WRITTEN REQUEST – Return the lines below that carry the word "chart".

SOURCE DATA –
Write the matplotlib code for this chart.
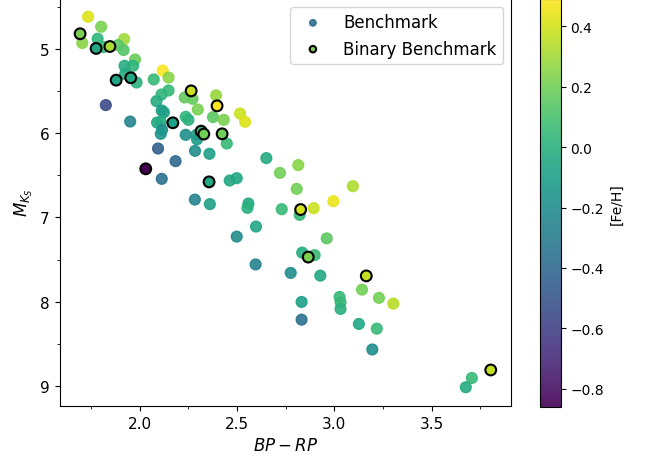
import numpy as np
import matplotlib
matplotlib.use('Agg')
import matplotlib.pyplot as plt
from matplotlib.ticker import AutoMinorLocator

# benchmark stars: colour, absolute Ks magnitude, metallicity
bp_rp = [2.114, 1.736, 1.706, 1.803, 1.785, 1.815, 1.921, 1.889, 1.918, 1.977,
         1.967, 1.923, 1.926, 1.985, 1.827, 2.119, 2.073, 2.149, 2.149, 2.113,
         2.087, 2.232, 2.272, 2.299, 2.393, 2.377, 2.432, 2.516, 2.542, 2.114,
         2.125, 2.090, 2.109, 2.116, 2.109, 2.237, 2.251, 2.237, 2.292, 2.295,
         2.448, 2.095, 2.285, 2.359, 2.185, 2.651, 2.721, 2.815, 2.463, 2.499,
         2.807, 2.284, 2.361, 2.559, 2.554, 2.730, 2.822, 2.894, 2.995, 3.095,
         2.598, 2.499, 2.835, 2.899, 2.961, 2.596, 2.776, 2.928, 3.142, 3.229,
         3.303, 3.027, 3.032, 3.032, 2.832, 2.832, 3.126, 3.218, 3.195, 3.706,
         3.675, 1.952]
mks = [6.543, 4.620, 4.932, 4.739, 4.881, 4.980, 4.885, 4.956, 5.015, 5.127,
       5.202, 5.202, 5.300, 5.400, 5.668, 5.258, 5.364, 5.341, 5.495, 5.542,
       5.621, 5.578, 5.593, 5.720, 5.552, 5.811, 5.843, 5.768, 5.866, 5.732,
       5.754, 5.875, 5.866, 5.961, 6.009, 5.807, 5.843, 6.021, 6.021, 6.074,
       6.124, 6.183, 6.211, 6.246, 6.333, 6.297, 6.472, 6.380, 6.563, 6.535,
       6.662, 6.789, 6.843, 6.836, 6.887, 6.903, 6.970, 6.891, 6.808, 6.630,
       7.109, 7.228, 7.418, 7.448, 7.249, 7.558, 7.659, 7.691, 7.857, 7.955,
       8.023, 7.944, 8.007, 8.086, 8.003, 8.213, 8.264, 8.320, 8.567, 8.905,
       9.015, 5.863]
feh = [-0.36, 0.42, 0.25, 0.22, 0.03, 0.05, 0.30, 0.15, 0.13, 0.18,
       0.02, -0.02, -0.03, 0.00, -0.55, 0.48, 0.05, 0.25, 0.05, 0.02,
       -0.03, 0.17, 0.17, 0.22, 0.28, 0.15, 0.22, 0.38, 0.42, -0.12,
       -0.10, -0.05, -0.03, -0.20, -0.15, 0.03, 0.00, -0.20, -0.10, -0.12,
       0.05, -0.45, -0.20, -0.10, -0.40, -0.03, 0.20, 0.25, -0.05, -0.05,
       0.20, -0.25, -0.10, -0.05, 0.00, 0.05, 0.05, 0.38, 0.45, 0.33,
       -0.05, -0.20, -0.02, 0.05, 0.15, -0.25, -0.20, -0.05, 0.20, 0.20,
       0.35, 0.05, 0.05, 0.00, -0.10, -0.35, -0.05, 0.05, -0.20, 0.05,
       -0.03, -0.25]

# binary benchmark stars
bin_bp_rp = [1.695, 1.777, 1.848, 1.955, 1.880, 2.265, 2.398, 2.171, 2.316,
             2.330, 2.424, 2.032, 2.357, 2.827, 2.866, 3.164, 3.803]
bin_mks = [4.822, 4.996, 4.973, 5.344, 5.372, 5.499, 5.677, 5.878, 5.977,
           6.012, 6.009, 6.424, 6.579, 6.907, 7.471, 7.694, 8.810]
bin_feh = [0.22, -0.05, 0.32, -0.05, -0.07, 0.38, 0.49, -0.10, 0.05,
           0.20, 0.20, -0.86, -0.05, 0.40, 0.22, 0.37, 0.37]

vmin, vmax = -0.86, 0.49

fig = plt.figure(figsize=(6.49, 4.60), dpi=100)
ax = fig.add_axes([0.0918, 0.1157, 0.696, 0.886])
cax = fig.add_axes([0.832, 0.113, 0.032, 0.887])

sc = ax.scatter(bp_rp, mks, c=feh, cmap='viridis', vmin=vmin, vmax=vmax,
                s=60, alpha=0.9, label='Benchmark')
ax.scatter(bin_bp_rp, bin_mks, c=bin_feh, cmap='viridis', vmin=vmin, vmax=vmax,
           s=60, edgecolors='k', linewidths=1.5, label='Binary Benchmark')

ax.invert_yaxis()
ax.xaxis.set_minor_locator(AutoMinorLocator(2))
ax.yaxis.set_minor_locator(AutoMinorLocator(2))
ax.set_xlabel('$BP-RP$', fontsize=12)
ax.set_ylabel('$M_{K_S}$', fontsize=12)
ax.tick_params(labelsize=11)
ax.legend(loc='upper right', fontsize=12, markerscale=0.6)

cb = fig.colorbar(sc, cax=cax)
cb.set_label('[Fe/H]')

plt.savefig('out.png', dpi=100)
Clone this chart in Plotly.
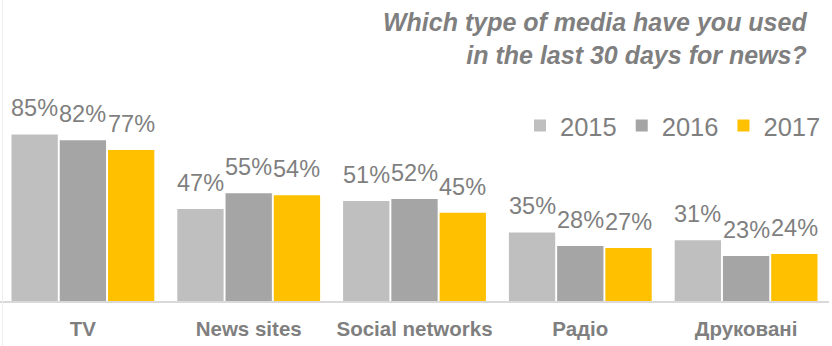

OUTPUT FOR THIS TASK –
Write the matplotlib code for this chart.
Clone this chart in Plotly.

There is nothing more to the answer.